As London comes out of hibernation and employees begin to return to work, companies are being confronted with the true scale of the challenge of running a business in the middle of a pandemic.
Employees, meanwhile, are feeling anxious that their workplace might remain unsafe.
But is turning to the law the best way to address these concerns?
Employers have a duty to provide a safe workplace and owe obligations to their staff under health and safety laws. Social distancing, hand-sanitisers, health questionnaires and clear guidelines are all being brought into play by employers to try to ensure the safety of their workers in line with government guidance. But even with these steps, employers may be faced with a genuine and heartfelt reluctance to attend work in the current crisis.
For certain employees who are within the identified vulnerable categories or are living with people who are, the risks of Covid-19 are still very real and reluctance to return is entirely understandable. And even for workers outside these groups, there may still be high degrees of apprehension and anxiety about the return.
Social media has publicised the existence of section 44 of the Employment Rights Act as a way for employees who fear that their workplace may still present a danger to legitimately refuse to return to work.
However, the legal reality is less clear-cut. Section 44 does provide employees with protection, but in a much more restricted set of circumstances than people on social media are being led to believe. The section protects an employee who refuses to attend work from being put under any detriment, but only where the employee reasonably believes that there is a “serious and imminent” danger.
In the current circumstances, although Covid-19 may be a significant threat to public health, this does not necessarily translate into a serious and imminent threat to an individual employee’s safety. The medical evidence has consistently shown that those who are not in one of the identified vulnerable categories are unlikely to suffer a serious outcome even if they contract the virus, which in itself remains statistically unlikely.
If the employer has properly applied the government guidance and has provided appropriate protections for its staff, then it further undermines the reasonableness of a belief that the workplace presents a serious and imminent danger to health.
Employees taking a rigid line and refusing to attend work may therefore be risking much if they place too much weight on this legislation.
That said, employers should also avoid taking too rigid a line. The return to work will understandably be a source of anxiety for many, and people are entitled to expect that their employers will apply the government guidance designed to protect them.

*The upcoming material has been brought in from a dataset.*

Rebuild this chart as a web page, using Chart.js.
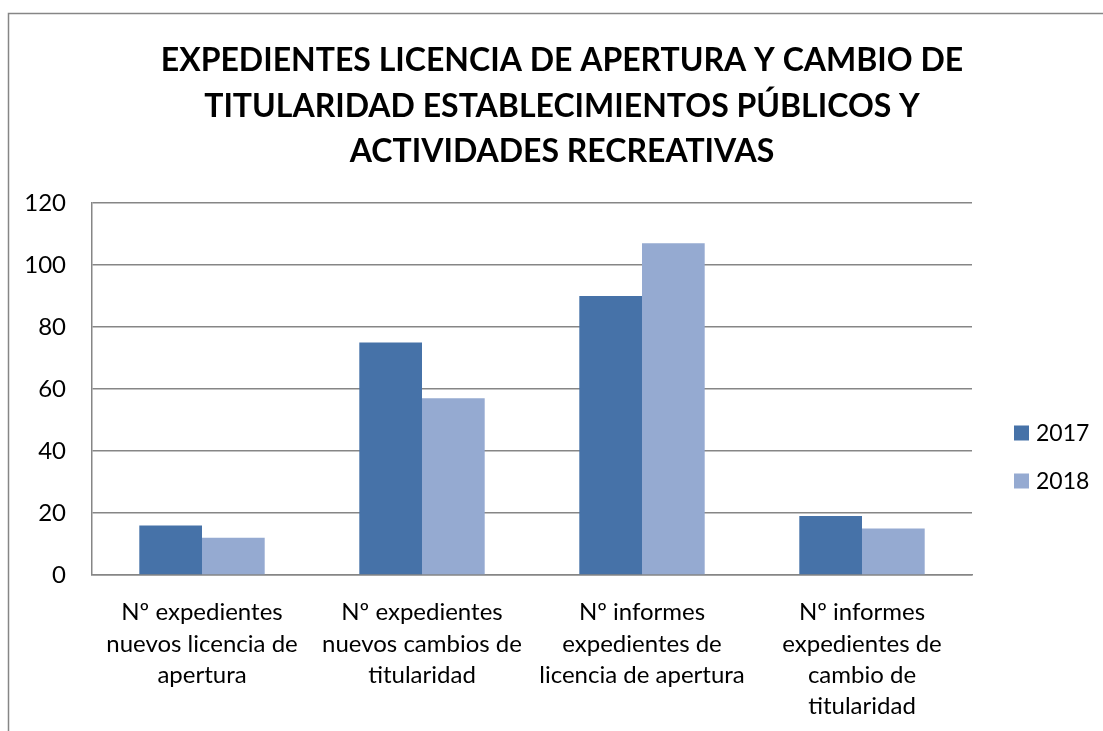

The compact between employer and employee is a complex one, but trust should sit at its centre — and that means talking to each other. Employees should consider carefully the protections that have been put in place and should speak up if they see any failings, raising concerns with their employer. Employers in turn need to build trust by acting on those concerns and exploring the reasons for a reluctance to return to work, rather seeing this as employees simply being “difficult”.
Open, clear and timely communications in both directions in an atmosphere of trust and respect will go a long way to allow workplaces to reopen in a way that is safer for everyone.